其時進來的是一個黑瘦的先生,八字須,戴著眼鏡,挾著一疊大大小小的書……我就是叫作藤野嚴九郎。
魯迅的人生當中,父親這一職業是缺席的,因為父親常年患病,能給他的關心非常少,藤野嚴九郎無疑扮演了一個舉足輕重的角色。
遺憾的是,自從魯迅離開日本之後,兩人就沒有在見過麵,不過魯迅在離開日本前,藤野嚴九郎送了他一張照片,魯迅一直將它掛在牆壁上。
藤野嚴九郎,1874年出生日本福井縣一個世代醫學家庭,他是第六代傳人,在家族的耳聞目染下,從小他也對醫學十分感興趣。
9歲那年,家逢變故,父親去世,藤野嚴九郎童年的經曆倒是跟魯迅很相似,藤野嚴九郎是由大哥、二哥撫養長大,小學時,跟日本老師學過漢學,所以對中國文化非常感興趣。
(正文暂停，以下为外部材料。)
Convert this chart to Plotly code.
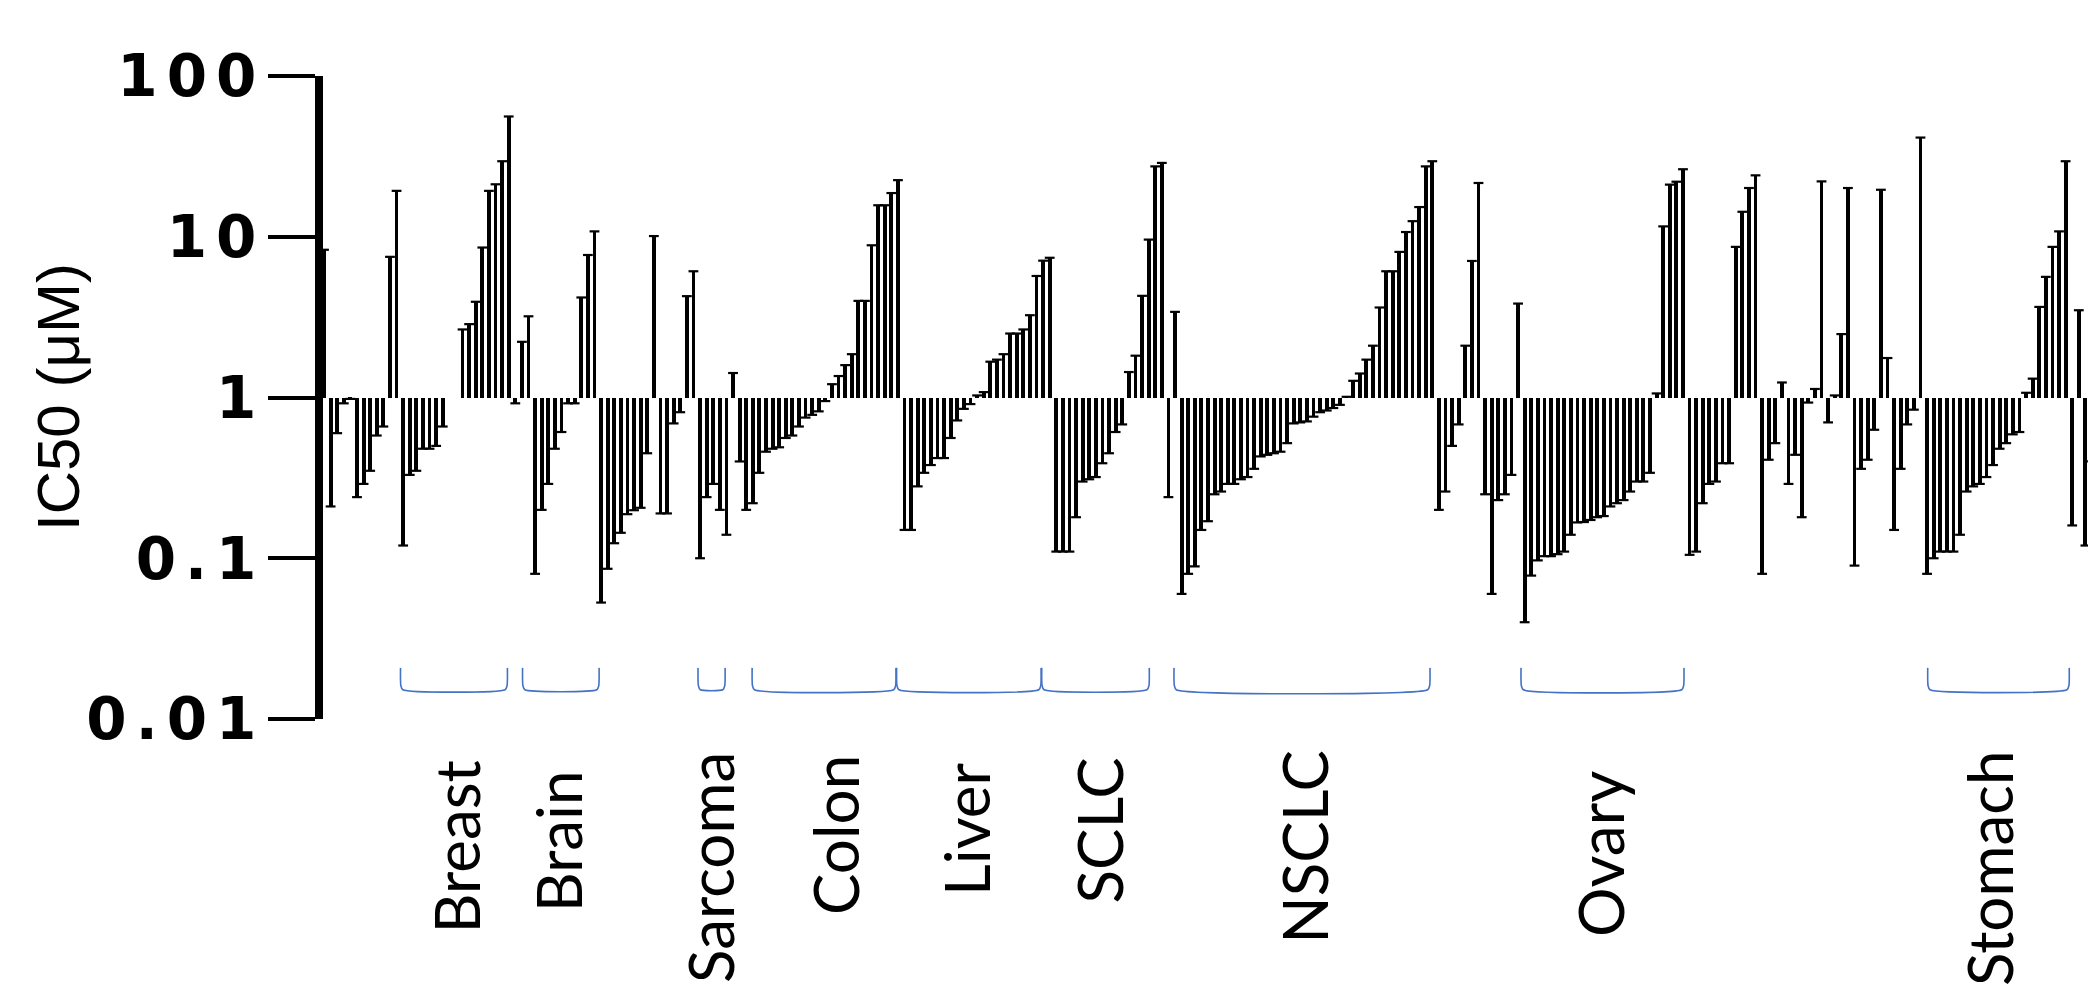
import plotly.graph_objects as go

# ---------------- data ----------------
# IC50 values (µM) per cell line, left to right; None = empty slot
ic50 = [
    8.3, 0.21, 0.60, 0.92, 0.98, 0.24, 0.29, 0.35, 0.58, 0.66,
    7.5, 19.3, 0.12, 0.33, 0.35, 0.48, 0.48, 0.50, 0.66,
    None, None,
    2.65, 2.86, 3.94, 8.57, 19.3, 21.2, 29.5, 56, 0.92, 2.22,
    3.2, 0.080, 0.20, 0.29, 0.48, 0.61, 0.92, 0.92, 4.19, 7.7,
    10.8, 0.053, 0.086, 0.124, 0.144, 0.188, 0.199, 0.206, 0.45, 10.1,
    0.19, 0.19, 0.69, 0.81, 4.27, 6.1, 0.10, 0.24, 0.29, 0.20,
    0.14, 1.42, 0.40, 0.20, 0.22, 0.34, 0.46, 0.48, 0.49, 0.56,
    0.58, 0.66, 0.75, 0.78, 0.82, 0.95, 1.21, 1.36, 1.59, 1.86,
    3.99, 3.99, 8.85, 15.7, 15.7, 18.7, 22.5, 0.15, 0.15, 0.28,
    0.34, 0.38, 0.42, 0.42, 0.56, 0.72, 0.85, 0.91, 1.03, 1.08,
    1.67, 1.72, 1.86, 2.5, 2.5, 2.65, 3.25, 5.7, 7.1, 7.4,
    0.11, 0.11, 0.11, 0.18, 0.30, 0.31, 0.32, 0.39, 0.45, 0.61,
    0.68, 1.44, 1.82, 4.29, 9.6, 27.4, 28.8, 0.24, 3.41, 0.060,
    0.080, 0.089, 0.15, 0.17, 0.25, 0.26, 0.29, 0.29, 0.31, 0.32,
    0.36, 0.43, 0.44, 0.45, 0.46, 0.52, 0.69, 0.70, 0.71, 0.76,
    0.81, 0.83, 0.86, 0.90, 1.01, 1.27, 1.41, 1.72, 2.1, 3.63,
    6.1, 6.1, 8.05, 10.7, 12.5, 15.3, 27.4, 29.5, 0.20, 0.26,
    0.50, 0.68, 2.1, 7.07, 21.6, 0.25, 0.060, 0.23, 0.25, 0.33,
    3.84, 0.040, 0.078, 0.097, 0.103, 0.103, 0.106, 0.11, 0.14, 0.167,
    0.168, 0.173, 0.18, 0.183, 0.21, 0.22, 0.23, 0.26, 0.30, 0.30,
    0.34, 1.06, 11.6, 21.1, 22.0, 26.3, 0.105, 0.11, 0.22, 0.29,
    0.30, 0.39, 0.39, 8.65, 14.3, 20.1, 24.1, 0.080, 0.41, 0.52,
    1.24, 0.29, 0.44, 0.18, 0.93, 1.13, 22.1, 0.70, 1.03, 2.48,
    20.1, 0.090, 0.36, 0.41, 0.63, 19.6, 1.76, 0.15, 0.36, 0.68,
    0.84, 41.4, 0.080, 0.10, 0.11, 0.11, 0.11, 0.14, 0.26, 0.28,
    0.29, 0.32, 0.38, 0.48, 0.52, 0.59, 0.61, 1.07, 1.31, 3.66,
    5.63, 8.65, 10.8, 29.5, 0.16, 3.49, 0.12, 0.40,
]
slots = list(range(len(ic50)))

# tumour-type groups: first / last slot covered by each bracket
groups = ["Breast", "Brain", "Sarcoma", "Colon", "Liver", "SCLC", "NSCLC", "Ovary", "Stomach"]
group_start = [11.6, 30.1, 56.7, 64.9, 86.8, 108.8, 128.85, 181.45, 243.1]
group_end = [27.8, 41.7, 60.8, 86.7, 108.7, 125.1, 167.65, 206.15, 264.55]

tick_vals = [0.01, 0.1, 1, 10, 100]
tick_text = ["0.01", "0.1", "1", "10", "100"]

# ---------------- layout geometry ----------------
# screen pixel positions measured on the reference; the page body has an 8px margin
OFF = 8
SCREEN_W, SCREEN_H = 2096, 985
W, H = SCREEN_W - OFF, SCREEN_H - OFF
PLOT_LEFT, TOP_Y, BOT_Y = 323, 76, 719       # screen px (axis line sits just left of PLOT_LEFT)
L, T = PLOT_LEFT - OFF, TOP_Y - OFF
B = H - (BOT_Y - OFF)
PW, PH = W - L, H - T - B
SLOT0_PX, SLOT_PX = 324.0, 6.597             # screen px of slot 0, px per slot

label_px_x = [455, 557.5, 710, 835, 966, 1099, 1304, 1600, 1989]
label_px_y = [847.5, 841.7, 868, 835, 829, 830.6, 846.7, 854, 869]


def px_to_paper_x(px):
    return (px - OFF - L) / PW


def px_to_paper_y(py):
    return (H - B - (py - OFF)) / PH


def wide_tick(t):
    # widen the bold tick digits (spacing only between characters)
    return "<span style='letter-spacing:9px'>%s</span>%s" % (t[:-1], t[-1])


fig = go.Figure()

# bars from 1 to the IC50 value
bar_x = [s for s, v in zip(slots, ic50) if v is not None]
bar_v = [v for v in ic50 if v is not None]
fig.add_trace(go.Bar(
    x=bar_x,
    y=[v - 1 for v in bar_v],
    base=1,
    width=0.58,
    marker=dict(color="black", line=dict(width=0)),
    hoverinfo="skip",
    showlegend=False,
))
# caps at the bar ends
fig.add_trace(go.Scatter(
    x=bar_x,
    y=bar_v,
    mode="markers",
    marker=dict(symbol="line-ew", size=7, line=dict(width=2.2, color="black")),
    hoverinfo="skip",
    showlegend=False,
))

# blue group brackets
y_top, y_bot = 0.0208, 0.0152
for s0, s1 in zip(group_start, group_end):
    dx = min(0.35, (s1 - s0) * 0.1)
    fig.add_trace(go.Scatter(
        x=[s0, s0 + dx * 0.15, s0 + dx, s1 - dx, s1 - dx * 0.15, s1],
        y=[y_top, y_bot * 1.06, y_bot, y_bot, y_bot * 1.06, y_top],
        mode="lines",
        line=dict(color="#4472C4", width=1.6, shape="spline", smoothing=0.6),
        hoverinfo="skip",
        showlegend=False,
    ))

annotations = []
for name, lx, ly in zip(groups, label_px_x, label_px_y):
    annotations.append(dict(
        text=name, x=px_to_paper_x(lx), y=px_to_paper_y(ly),
        xref="paper", yref="paper", xanchor="center", yanchor="middle",
        textangle=-90, showarrow=False,
        font=dict(family="Lato", size=62, color="black"),
    ))
annotations.append(dict(
    text="IC50 (μM)", x=px_to_paper_x(59), y=px_to_paper_y(397),
    xref="paper", yref="paper", xanchor="center", yanchor="middle",
    textangle=-90, showarrow=False,
    font=dict(family="Liberation Sans", size=60, color="black"),
))

fig.update_layout(
    width=W, height=H,
    margin=dict(l=L, r=0, t=T, b=B, pad=0),
    paper_bgcolor="white", plot_bgcolor="white",
    bargap=0,
    annotations=annotations,
    xaxis=dict(
        range=[(PLOT_LEFT - SLOT0_PX) / SLOT_PX, (SCREEN_W - SLOT0_PX) / SLOT_PX],
        visible=False, showgrid=False, zeroline=False,
    ),
    yaxis=dict(
        type="log", range=[-2, 2],
        tickvals=tick_vals,
        ticktext=[wide_tick(t) for t in tick_text],
        showline=True, linewidth=8, linecolor="black",
        ticks="outside", ticklen=47, tickwidth=4, tickcolor="black",
        ticklabelstandoff=0,
        tickfont=dict(family="DejaVu Sans", size=58, color="black", weight="bold"),
        showgrid=False, zeroline=False,
    ),
)

fig.write_html("out.html")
當時正值清末,日本又推行軍國主義思想,當時的日本人對中國人並不友好,藤野嚴九郎倒是覺得遙遠的中國很了不起。
1892年,藤野嚴九郎進入了名古屋大學,並以優異的成績畢業,他又留校一年擔任解剖學教授的助手,又進入了東京大學學習解剖。1901年受聘到仙台,成為了解刨學講師。
這一年藤野嚴九郎也不過才27歲,他擔任一年級、二年級正副班主任,學生的心裏狀態、出席情況、考試成績都由正副班主任負責。
因為甲午中日戰爭的影響,整個仙台都相對排外,中國留學生越來越少,而藤野嚴九郎因為對中國留學生相對關照也引起了很大的非議。
1904年,仙台已經見不到中國留學生了,就在這一年,魯迅轉入了仙台醫學院,整個仙台就隻有魯迅一個人,藤野嚴九郎就很關注他,每次上課的時候,魯迅也是認認真真的做著筆記。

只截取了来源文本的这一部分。